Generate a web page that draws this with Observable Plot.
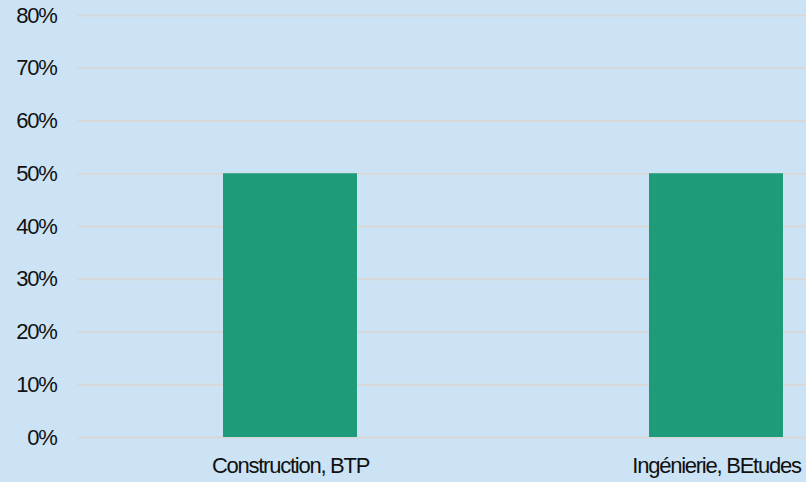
<!DOCTYPE html>
<html>
<head>
<meta charset="utf-8">
<script src="https://cdn.jsdelivr.net/npm/d3@7"></script>
<script src="https://cdn.jsdelivr.net/npm/@observablehq/plot@0.6"></script>
<style>
  html, body { margin: 0; padding: 0; background: #cce3f5; }
  #chart { width: 806px; height: 482px; }
  #chart svg text { letter-spacing: -1.25px; }
</style>
</head>
<body>
<div id="chart"></div>
<script>
const categories = ["Construction, BTP", "Ingénierie, BEtudes"];
const values = [0.50, 0.50];
const yTicks = [0, 0.1, 0.2, 0.3, 0.4, 0.5, 0.6, 0.7, 0.8];

const data = categories.map((c, i) => ({ category: c, value: values[i] }));

const chart = Plot.plot({
  width: 806,
  height: 482,
  marginTop: 15,
  marginBottom: 45,
  marginLeft: 77,
  marginRight: 0,
  style: {
    background: "#cce3f5",
    fontFamily: "'Liberation Sans', Arial, sans-serif",
    fontSize: "22px",
    color: "#111111"
  },
  x: {
    domain: categories,
    range: [77, 929],
    paddingInner: 0.6854,
    paddingOuter: 0.3427,
    label: null
  },
  y: {
    domain: [0, 0.8],
    label: null
  },
  marks: [
    Plot.gridY(yTicks, { stroke: "#d8d8d8", strokeOpacity: 1, strokeWidth: 2 }),
    Plot.barY(data, { x: "category", y: "value", fill: "#1e9b79" }),
    Plot.axisY(yTicks, {
      tickSize: 0,
      tickPadding: 21,
      tickFormat: d => Math.round(d * 100) + "%",
      fontSize: 22
    }),
    Plot.axisX({
      tickSize: 0,
      tickPadding: 20,
      fontSize: 22
    })
  ]
});
document.getElementById("chart").appendChild(chart);
</script>
</body>
</html>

....

▶ _What the task asks_
Each line of the data is to be duplicated exactly; pictures stay out of the copy.

▶ _Result of this exercise_
Generate a web page that draws this with Observable Plot.
<!DOCTYPE html>
<html>
<head>
<meta charset="utf-8">
<script src="https://cdn.jsdelivr.net/npm/d3@7"></script>
<script src="https://cdn.jsdelivr.net/npm/@observablehq/plot@0.6"></script>
<style>
  html, body { margin: 0; padding: 0; background: #cce3f5; }
  #chart { width: 806px; height: 482px; }
  #chart svg text { letter-spacing: -1.25px; }
</style>
</head>
<body>
<div id="chart"></div>
<script>
const categories = ["Construction, BTP", "Ingénierie, BEtudes"];
const values = [0.50, 0.50];
const yTicks = [0, 0.1, 0.2, 0.3, 0.4, 0.5, 0.6, 0.7, 0.8];

const data = categories.map((c, i) => ({ category: c, value: values[i] }));

const chart = Plot.plot({
  width: 806,
  height: 482,
  marginTop: 15,
  marginBottom: 45,
  marginLeft: 77,
  marginRight: 0,
  style: {
    background: "#cce3f5",
    fontFamily: "'Liberation Sans', Arial, sans-serif",
    fontSize: "22px",
    color: "#111111"
  },
  x: {
    domain: categories,
    range: [77, 929],
    paddingInner: 0.6854,
    paddingOuter: 0.3427,
    label: null
  },
  y: {
    domain: [0, 0.8],
    label: null
  },
  marks: [
    Plot.gridY(yTicks, { stroke: "#d8d8d8", strokeOpacity: 1, strokeWidth: 2 }),
    Plot.barY(data, { x: "category", y: "value", fill: "#1e9b79" }),
    Plot.axisY(yTicks, {
      tickSize: 0,
      tickPadding: 21,
      tickFormat: d => Math.round(d * 100) + "%",
      fontSize: 22
    }),
    Plot.axisX({
      tickSize: 0,
      tickPadding: 20,
      fontSize: 22
    })
  ]
});
document.getElementById("chart").appendChild(chart);
</script>
</body>
</html>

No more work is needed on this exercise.